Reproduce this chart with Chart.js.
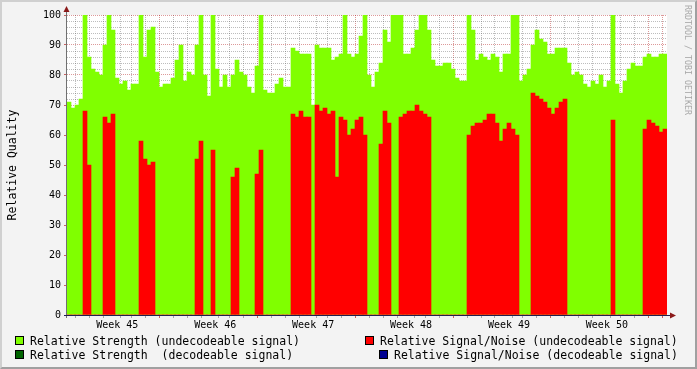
<!DOCTYPE html>
<html>
<head>
<meta charset="utf-8">
<script src="https://cdn.jsdelivr.net/npm/chart.js@4.4.1/dist/chart.umd.min.js"></script>
<style>
  body { margin: 0; background: #f3f3f3; }
  #wrap { position: relative; width: 697px; height: 369px; background: #f3f3f3; overflow: hidden;
          font-family: "DejaVu Sans Mono", monospace; color: #000; }
  #frame { position: absolute; left: 0; top: 0; width: 697px; height: 369px; box-sizing: border-box;
           border-top: 2px solid #d0d0d0; border-left: 2px solid #d0d0d0;
           border-bottom: 2px solid #a0a0a0; border-right: 2px solid #a0a0a0; pointer-events: none; }
  canvas { position: absolute; left: 0; top: 0; }
  .ytitle { position: absolute; left: 12px; top: 165px; font-size: 11.5px; white-space: pre;
            transform: translate(-50%, -50%) rotate(-90deg); }
  .mark { position: absolute; left: 693px; top: 5px; font-size: 8.3px; color: #a8a8a8; white-space: pre;
          transform-origin: 0 0; transform: rotate(90deg); }
  .sw { position: absolute; width: 9px; height: 9px; box-sizing: border-box; border: 1px solid #000; }
  .lt { position: absolute; font-size: 11.5px; line-height: 14px; white-space: pre; }
</style>
</head>
<body>
<div id="wrap">
  <canvas id="chart" width="697" height="369"></canvas>
  <div class="ytitle">Relative Quality</div>
  <div class="mark">RRDTOOL / TOBI OETIKER</div>
  <div id="legend"></div>
  <div id="frame"></div>
</div>
<script>
// Relative Strength (undecodeable) per sample, ~4 px per sample in the original
const strengthUndecodeable = [
  71, 69, 70, 72, 100, 86, 82, 81, 80, 90,
  100, 95, 79, 77, 78, 75, 77, 77, 100, 86,
  95, 96, 81, 76, 77, 77, 79, 85, 90, 78,
  81, 80, 90, 100, 80, 73, 100, 82, 76, 80,
  76, 80, 85, 81, 80, 76, 74, 83, 100, 75,
  74, 74, 77, 79, 76, 76, 89, 88, 87, 87,
  87, 70, 90, 89, 89, 89, 85, 86, 87, 100,
  87, 86, 87, 93, 100, 80, 76, 81, 84, 95,
  91, 100, 100, 100, 87, 87, 89, 95, 100, 100,
  95, 85, 83, 83, 84, 84, 82, 79, 78, 78,
  100, 95, 85, 87, 86, 85, 87, 86, 81, 87,
  87, 100, 100, 78, 80, 82, 90, 95, 92, 91,
  87, 87, 89, 89, 89, 84, 80, 81, 80, 77,
  76, 78, 77, 80, 76, 78, 100, 77, 74, 78,
  82, 84, 83, 83, 86, 87, 86, 86, 87, 87
];
// Relative Signal/Noise (undecodeable)
const snrUndecodeable = [
  0, 0, 0, 0, 68, 50, 0, 0, 0, 66,
  64, 67, 0, 0, 0, 0, 0, 0, 58, 52,
  50, 51, 0, 0, 0, 0, 0, 0, 0, 0,
  0, 0, 52, 58, 0, 0, 55, 0, 0, 0,
  0, 46, 49, 0, 0, 0, 0, 47, 55, 0,
  0, 0, 0, 0, 0, 0, 67, 66, 68, 66,
  66, 0, 70, 68, 69, 67, 68, 46, 66, 65,
  60, 62, 65, 66, 60, 0, 0, 0, 57, 68,
  64, 0, 0, 66, 67, 68, 68, 70, 68, 67,
  66, 0, 0, 0, 0, 0, 0, 0, 0, 0,
  60, 63, 64, 64, 65, 67, 67, 64, 58, 62,
  64, 62, 60, 0, 0, 0, 74, 73, 72, 71,
  69, 67, 69, 71, 72, 0, 0, 0, 0, 0,
  0, 0, 0, 0, 0, 0, 65, 0, 0, 0,
  0, 0, 0, 0, 62, 65, 64, 63, 61, 62
];
// decodeable series carry no data in this period
const strengthDecodeable = [];
const snrDecodeable = [];

// x axis: days relative to the start of week 46
const xMin = -6.65;
const xMax = 35.35;
const weekNumbers = [45, 46, 47, 48, 49, 50];
const yTicksMajor = 10;

const legendItems = [
  { label: 'Relative Strength (undecodeable signal)', color: '#80ff00', sx: 15, sy: 336, tx: 30, ty: 334 },
  { label: 'Relative Signal/Noise (undecodeable signal)', color: '#ff0000', sx: 365, sy: 336, tx: 380, ty: 334 },
  { label: 'Relative Strength  (decodeable signal)', color: '#006400', sx: 15, sy: 350, tx: 30, ty: 348 },
  { label: 'Relative Signal/Noise (decodeable signal)', color: '#000090', sx: 379, sy: 350, tx: 394, ty: 348 }
];

const sampleLabels = strengthUndecodeable.map((_, i) => i);

const legendEl = document.getElementById('legend');
legendItems.forEach((it) => {
  const sw = document.createElement('div');
  sw.className = 'sw';
  sw.style.cssText = `left:${it.sx}px;top:${it.sy}px;background:${it.color}`;
  const t = document.createElement('div');
  t.className = 'lt';
  t.style.cssText = `left:${it.tx}px;top:${it.ty}px`;
  t.textContent = it.label;
  legendEl.appendChild(sw);
  legendEl.appendChild(t);
});

const MAJOR = 'rgba(170, 0, 0, 0.4)';
const MINOR = 'rgba(90, 90, 90, 0.4)';

// white canvas behind the plot, axis lines and arrows on top
const frame = {
  id: 'frame',
  beforeDraw(chart) {
    const { ctx, chartArea: a } = chart;
    ctx.save();
    ctx.fillStyle = '#ffffff';
    ctx.fillRect(a.left, a.top, a.right - a.left, a.bottom - a.top);
    ctx.restore();
  },
  afterDraw(chart) {
    const { ctx, chartArea: a } = chart;
    const x0 = a.left - 0.5, y0 = a.bottom + 0.5;
    ctx.save();
    ctx.lineWidth = 1;
    ctx.strokeStyle = '#707070';
    ctx.beginPath();
    ctx.moveTo(x0, a.top - 5);
    ctx.lineTo(x0, a.bottom + 3);
    ctx.stroke();
    ctx.strokeStyle = '#202050';
    ctx.beginPath();
    ctx.moveTo(a.left - 3, y0);
    ctx.lineTo(a.right + 5, y0);
    ctx.stroke();
    ctx.fillStyle = '#8b1a1a';
    ctx.beginPath();
    ctx.moveTo(x0 - 3, a.top - 3);
    ctx.lineTo(x0 + 3, a.top - 3);
    ctx.lineTo(x0, a.top - 9);
    ctx.closePath();
    ctx.fill();
    ctx.beginPath();
    ctx.moveTo(a.right + 3, y0 - 3);
    ctx.lineTo(a.right + 3, y0 + 3);
    ctx.lineTo(a.right + 9, y0);
    ctx.closePath();
    ctx.fill();
    ctx.restore();
  }
};

const barStyle = { borderWidth: 0, barPercentage: 1, categoryPercentage: 1, grouped: false, xAxisID: 'x', yAxisID: 'y' };

new Chart(document.getElementById('chart'), {
  type: 'bar',
  data: {
    labels: sampleLabels,
    datasets: [
      { ...barStyle, label: 'Relative Signal/Noise (decodeable signal)', data: snrDecodeable, backgroundColor: '#000090', order: 0 },
      { ...barStyle, label: 'Relative Strength (decodeable signal)', data: strengthDecodeable, backgroundColor: '#006400', order: 1 },
      { ...barStyle, label: 'Relative Signal/Noise (undecodeable signal)', data: snrUndecodeable, backgroundColor: '#ff0000', order: 2 },
      { ...barStyle, label: 'Relative Strength (undecodeable signal)', data: strengthUndecodeable, backgroundColor: '#80ff00', order: 3 }
    ]
  },
  options: {
    responsive: false,
    animation: false,
    events: [],
    layout: { padding: { left: 0, right: 30, top: 15, bottom: 34 } },
    plugins: { legend: { display: false }, tooltip: { enabled: false } },
    scales: {
      x: { type: 'category', display: false, offset: true, stacked: false },
      days: {
        type: 'linear',
        position: 'bottom',
        min: xMin,
        max: xMax,
        z: 1,
        afterBuildTicks(scale) {
          const ticks = [];
          for (let d = Math.ceil(xMin); d <= xMax; d++) ticks.push({ value: d });
          weekNumbers.forEach((w, k) => ticks.push({ value: (k - 1) * 7 + 3.5 }));
          ticks.sort((p, q) => p.value - q.value);
          scale.ticks = ticks;
        },
        afterFit(scale) { scale.height = 20; },
        border: { display: false, dash: [1, 1] },
        grid: {
          lineWidth: 1,
          tickLength: 3,
          color: (c) => {
            const v = c.tick ? c.tick.value : 0;
            if (!Number.isInteger(v)) return 'rgba(0,0,0,0)';
            return v % 7 === 0 ? MAJOR : MINOR;
          },
          tickColor: (c) => {
            const v = c.tick ? c.tick.value : 0;
            if (!Number.isInteger(v)) return 'rgba(0,0,0,0)';
            return v % 7 === 0 ? 'rgba(170,0,0,0.6)' : 'rgba(90,90,90,0.5)';
          }
        },
        ticks: {
          autoSkip: false,
          maxRotation: 0,
          padding: 1,
          color: '#000',
          font: { family: 'DejaVu Sans Mono', size: 10 },
          callback: (v) => {
            if (Number.isInteger(v)) return '';
            const k = Math.round((v - 3.5) / 7) + 1;
            return weekNumbers[k] !== undefined ? 'Week ' + weekNumbers[k] : '';
          }
        }
      },
      y: {
        type: 'linear',
        min: 0,
        max: 100,
        z: 1,
        afterFit(scale) { scale.width = 67; },
        border: { display: false, dash: [1, 1] },
        grid: {
          lineWidth: 1,
          tickLength: 3,
          color: (c) => (c.tick && c.tick.value % yTicksMajor === 0 ? MAJOR : MINOR),
          tickColor: (c) => (c.tick && c.tick.value % yTicksMajor === 0 ? 'rgba(170,0,0,0.6)' : 'rgba(0,0,0,0)')
        },
        ticks: {
          stepSize: 2,
          autoSkip: false,
          padding: 3,
          color: '#000',
          font: { family: 'DejaVu Sans Mono', size: 10 },
          callback: (v) => (v % yTicksMajor === 0 ? String(v) : '')
        }
      }
    }
  },
  plugins: [frame]
});
</script>
</body>
</html>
■ ■ ■ ■ ■
§ YOUR TASK
Point out every line holding the string "this" and copy it.

§ WRITTEN SOLUTION
Reproduce this chart with Chart.js.
// decodeable series carry no data in this period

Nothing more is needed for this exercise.